## TASK TO COMPLETE
Pictures aside, quote the whole listing exactly.
--- start ---
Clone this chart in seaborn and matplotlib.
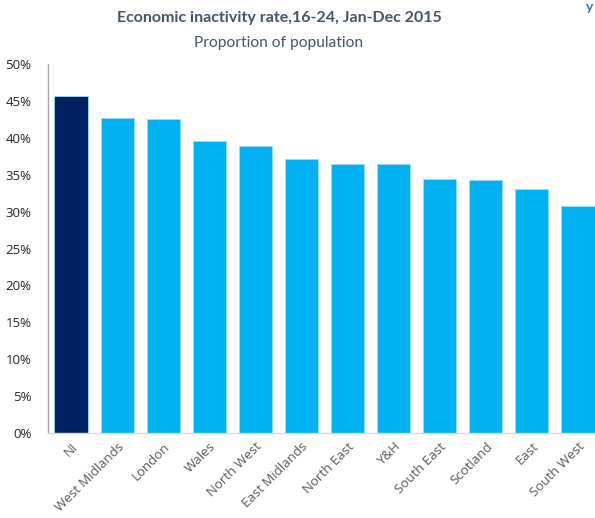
import matplotlib
matplotlib.use("Agg")
import matplotlib.pyplot as plt
import seaborn as sns
import pandas as pd
from matplotlib.ticker import FuncFormatter

regions = ["NI", "West Midlands", "London", "Wales", "North West", "East Midlands",
           "North East", "Y&H", "South East", "Scotland", "East", "South West"]
rates = [45.7, 42.7, 42.6, 39.6, 38.9, 37.1, 36.5, 36.5, 34.4, 34.3, 33.1, 30.8]
yticks = [0, 5, 10, 15, 20, 25, 30, 35, 40, 45, 50]

df = pd.DataFrame({"region": regions, "rate": rates})
palette = {r: ("#002060" if r == "NI" else "#00B0F0") for r in regions}

sns.set_theme(style="white")
plt.rcParams["font.family"] = ["Open Sans", "DejaVu Sans"]

fig = plt.figure(figsize=(5.95, 5.18), dpi=100)
W, H = 595, 518
left, right, top, bottom = 48, 601, 64, 433
ax = fig.add_axes([left / W, 1 - bottom / H, (right - left) / W, (bottom - top) / H])

sns.barplot(data=df, x="region", y="rate", hue="region", palette=palette,
            legend=False, width=0.72, ax=ax, saturation=1,
            edgecolor="#9ADCF7", linewidth=0.6)

ax.set_ylim(0, 50)
ax.set_xlim(-0.5, len(regions) - 0.5)
ax.set_yticks(yticks)
ax.yaxis.set_major_formatter(FuncFormatter(lambda v, p: f"{int(v)}%"))
ax.set_xlabel("")
ax.set_ylabel("")
ax.tick_params(axis="y", length=0, pad=12, labelsize=9.5, labelcolor="#262626")
ax.tick_params(axis="x", length=0, pad=5, labelsize=9.5, labelcolor="#595959")
for lab in ax.get_xticklabels():
    lab.set_rotation(45)
    lab.set_ha("right")
    lab.set_rotation_mode("anchor")

for s in ["top", "right"]:
    ax.spines[s].set_visible(False)
ax.spines["left"].set_color("#A6A6A6")
ax.spines["left"].set_linewidth(1.0)
ax.spines["bottom"].set_color("#D9D9D9")
ax.spines["bottom"].set_linewidth(1.0)

fig.text(279 / W, 1 - 18 / H, "Economic inactivity rate,16-24, Jan-Dec 2015",
         ha="center", va="center", fontsize=11.5, fontweight="bold",
         color="#44546A", family=["Lato", "DejaVu Sans"])
fig.text(279 / W, 1 - 43 / H, "Proportion of population",
         ha="center", va="center", fontsize=11.2,
         color="#44546A", family=["Lato", "DejaVu Sans"])
fig.text(590 / W, 1 - 1 / H, "y", ha="center", va="top", fontsize=10,
         fontweight="bold", color="#2E75B6", family=["Lato", "DejaVu Sans"])

fig.savefig("out.png", dpi=100)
--- end ---
## RESPONSE
Clone this chart in seaborn and matplotlib.
import matplotlib
matplotlib.use("Agg")
import matplotlib.pyplot as plt
import seaborn as sns
import pandas as pd
from matplotlib.ticker import FuncFormatter

regions = ["NI", "West Midlands", "London", "Wales", "North West", "East Midlands",
           "North East", "Y&H", "South East", "Scotland", "East", "South West"]
rates = [45.7, 42.7, 42.6, 39.6, 38.9, 37.1, 36.5, 36.5, 34.4, 34.3, 33.1, 30.8]
yticks = [0, 5, 10, 15, 20, 25, 30, 35, 40, 45, 50]

df = pd.DataFrame({"region": regions, "rate": rates})
palette = {r: ("#002060" if r == "NI" else "#00B0F0") for r in regions}

sns.set_theme(style="white")
plt.rcParams["font.family"] = ["Open Sans", "DejaVu Sans"]

fig = plt.figure(figsize=(5.95, 5.18), dpi=100)
W, H = 595, 518
left, right, top, bottom = 48, 601, 64, 433
ax = fig.add_axes([left / W, 1 - bottom / H, (right - left) / W, (bottom - top) / H])

sns.barplot(data=df, x="region", y="rate", hue="region", palette=palette,
            legend=False, width=0.72, ax=ax, saturation=1,
            edgecolor="#9ADCF7", linewidth=0.6)

ax.set_ylim(0, 50)
ax.set_xlim(-0.5, len(regions) - 0.5)
ax.set_yticks(yticks)
ax.yaxis.set_major_formatter(FuncFormatter(lambda v, p: f"{int(v)}%"))
ax.set_xlabel("")
ax.set_ylabel("")
ax.tick_params(axis="y", length=0, pad=12, labelsize=9.5, labelcolor="#262626")
ax.tick_params(axis="x", length=0, pad=5, labelsize=9.5, labelcolor="#595959")
for lab in ax.get_xticklabels():
    lab.set_rotation(45)
    lab.set_ha("right")
    lab.set_rotation_mode("anchor")

for s in ["top", "right"]:
    ax.spines[s].set_visible(False)
ax.spines["left"].set_color("#A6A6A6")
ax.spines["left"].set_linewidth(1.0)
ax.spines["bottom"].set_color("#D9D9D9")
ax.spines["bottom"].set_linewidth(1.0)

fig.text(279 / W, 1 - 18 / H, "Economic inactivity rate,16-24, Jan-Dec 2015",
         ha="center", va="center", fontsize=11.5, fontweight="bold",
         color="#44546A", family=["Lato", "DejaVu Sans"])
fig.text(279 / W, 1 - 43 / H, "Proportion of population",
         ha="center", va="center", fontsize=11.2,
         color="#44546A", family=["Lato", "DejaVu Sans"])
fig.text(590 / W, 1 - 1 / H, "y", ha="center", va="top", fontsize=10,
         fontweight="bold", color="#2E75B6", family=["Lato", "DejaVu Sans"])

fig.savefig("out.png", dpi=100)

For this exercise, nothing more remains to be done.